** start SUPPLIED MATERIAL **

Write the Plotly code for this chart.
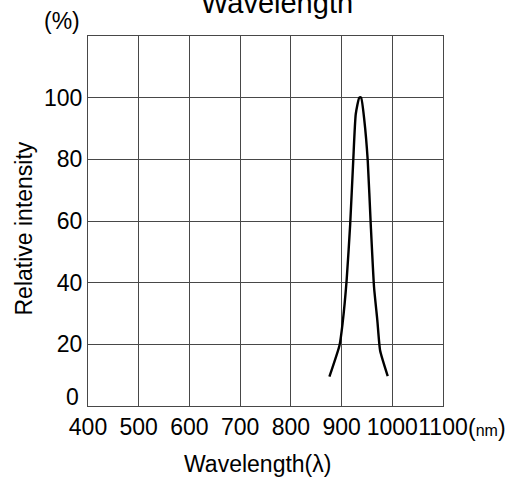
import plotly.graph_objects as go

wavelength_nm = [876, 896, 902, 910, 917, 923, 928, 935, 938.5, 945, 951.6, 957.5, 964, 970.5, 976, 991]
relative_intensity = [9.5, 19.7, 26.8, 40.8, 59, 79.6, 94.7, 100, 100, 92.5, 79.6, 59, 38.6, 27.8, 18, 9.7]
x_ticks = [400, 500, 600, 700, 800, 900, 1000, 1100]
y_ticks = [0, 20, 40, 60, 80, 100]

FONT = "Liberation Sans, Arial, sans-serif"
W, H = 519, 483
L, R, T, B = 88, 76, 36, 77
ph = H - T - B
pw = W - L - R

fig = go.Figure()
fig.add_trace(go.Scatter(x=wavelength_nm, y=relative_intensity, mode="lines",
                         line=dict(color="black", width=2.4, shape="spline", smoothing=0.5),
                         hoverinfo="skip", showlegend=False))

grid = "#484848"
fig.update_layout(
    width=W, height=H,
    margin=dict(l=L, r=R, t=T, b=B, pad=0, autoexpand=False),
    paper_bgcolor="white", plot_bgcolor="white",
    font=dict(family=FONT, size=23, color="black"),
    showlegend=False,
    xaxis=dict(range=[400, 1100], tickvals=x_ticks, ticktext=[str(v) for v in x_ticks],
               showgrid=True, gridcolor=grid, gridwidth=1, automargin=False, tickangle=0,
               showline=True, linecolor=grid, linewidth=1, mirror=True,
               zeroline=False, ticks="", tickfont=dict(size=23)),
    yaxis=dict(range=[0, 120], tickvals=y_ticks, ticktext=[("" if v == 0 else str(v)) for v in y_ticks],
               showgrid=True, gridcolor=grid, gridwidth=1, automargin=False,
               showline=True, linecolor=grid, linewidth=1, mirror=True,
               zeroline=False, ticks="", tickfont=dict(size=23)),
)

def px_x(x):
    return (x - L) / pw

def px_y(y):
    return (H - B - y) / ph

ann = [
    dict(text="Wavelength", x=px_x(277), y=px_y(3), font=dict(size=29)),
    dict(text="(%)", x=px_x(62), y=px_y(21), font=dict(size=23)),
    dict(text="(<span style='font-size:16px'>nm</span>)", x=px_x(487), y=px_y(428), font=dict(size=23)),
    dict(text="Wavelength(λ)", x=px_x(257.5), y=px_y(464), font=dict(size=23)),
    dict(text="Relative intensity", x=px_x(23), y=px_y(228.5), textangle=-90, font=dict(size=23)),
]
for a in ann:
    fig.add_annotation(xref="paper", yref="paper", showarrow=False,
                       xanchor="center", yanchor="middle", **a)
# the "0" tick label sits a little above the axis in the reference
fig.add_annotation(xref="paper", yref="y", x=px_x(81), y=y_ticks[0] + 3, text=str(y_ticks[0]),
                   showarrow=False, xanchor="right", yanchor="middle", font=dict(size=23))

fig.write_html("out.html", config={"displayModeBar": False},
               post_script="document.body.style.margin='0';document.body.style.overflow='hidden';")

** end SUPPLIED MATERIAL **
** start SUPPLIED MATERIAL **

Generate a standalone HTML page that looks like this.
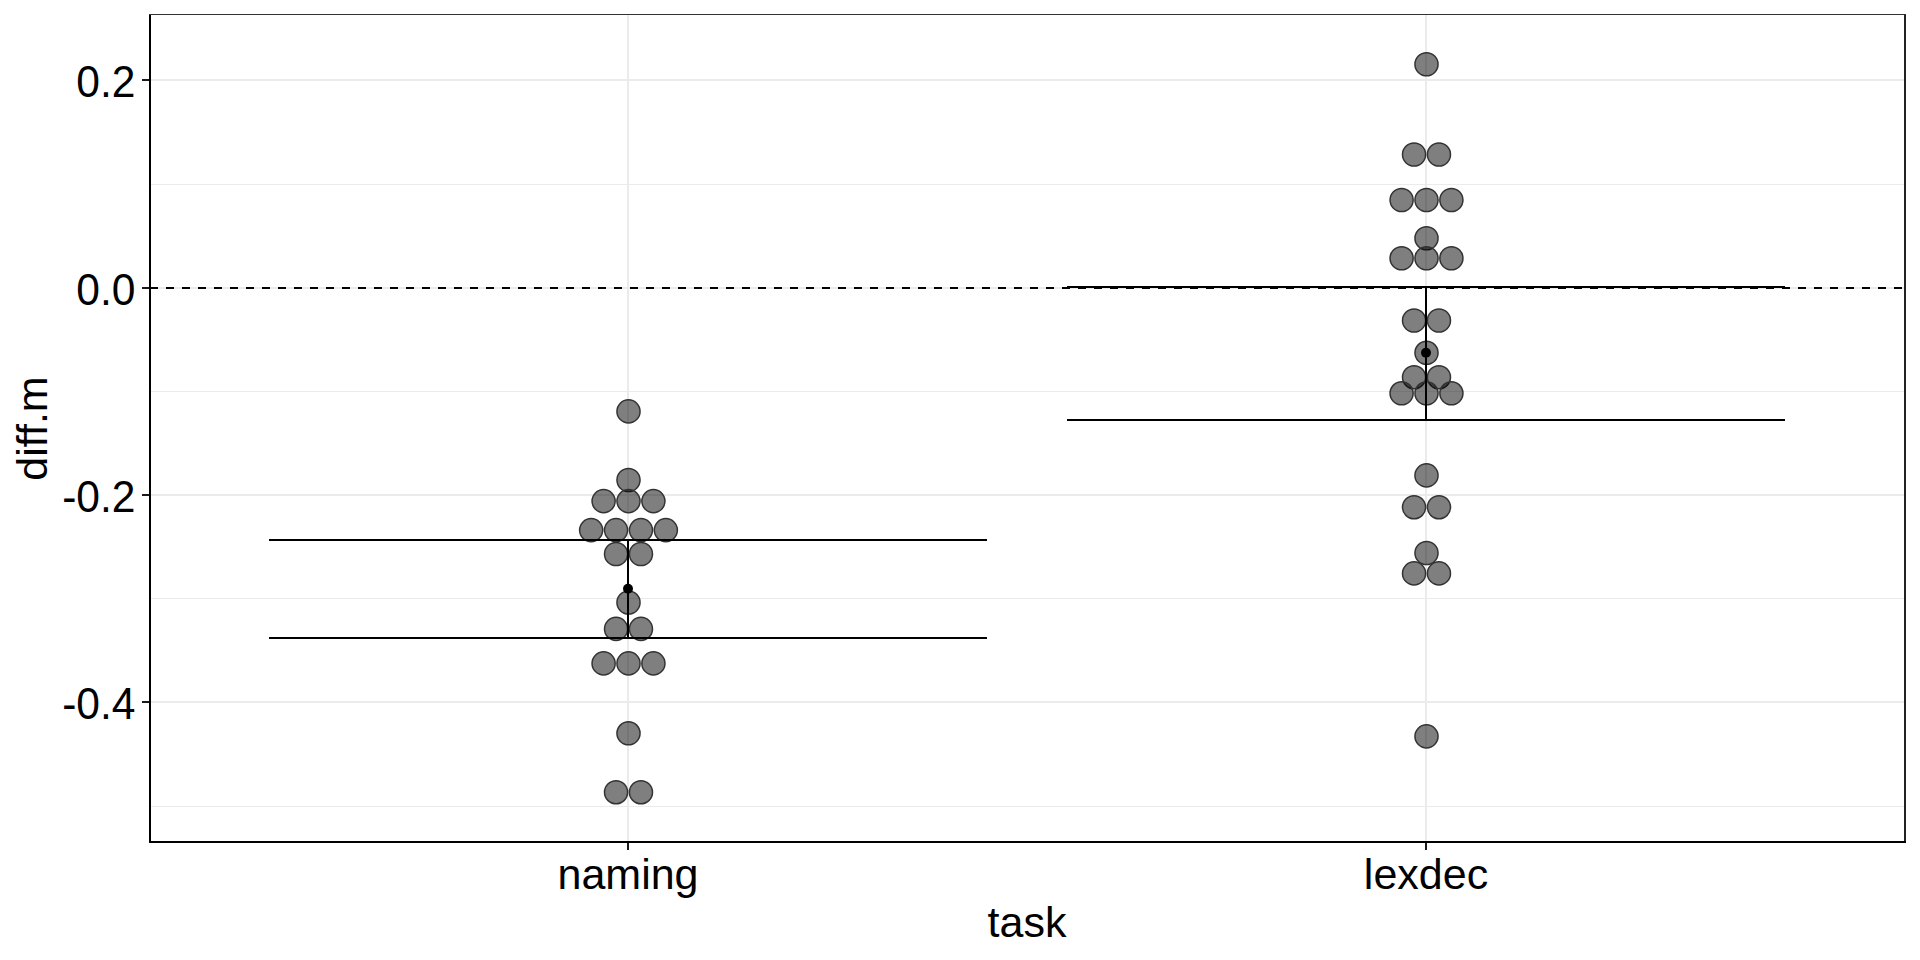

** end SUPPLIED MATERIAL **

*EXERCISE DETAILS*
For the listing above, identify each line bearing "this".

*TASK RESPONSE*
Write the Plotly code for this chart.
Generate a standalone HTML page that looks like this.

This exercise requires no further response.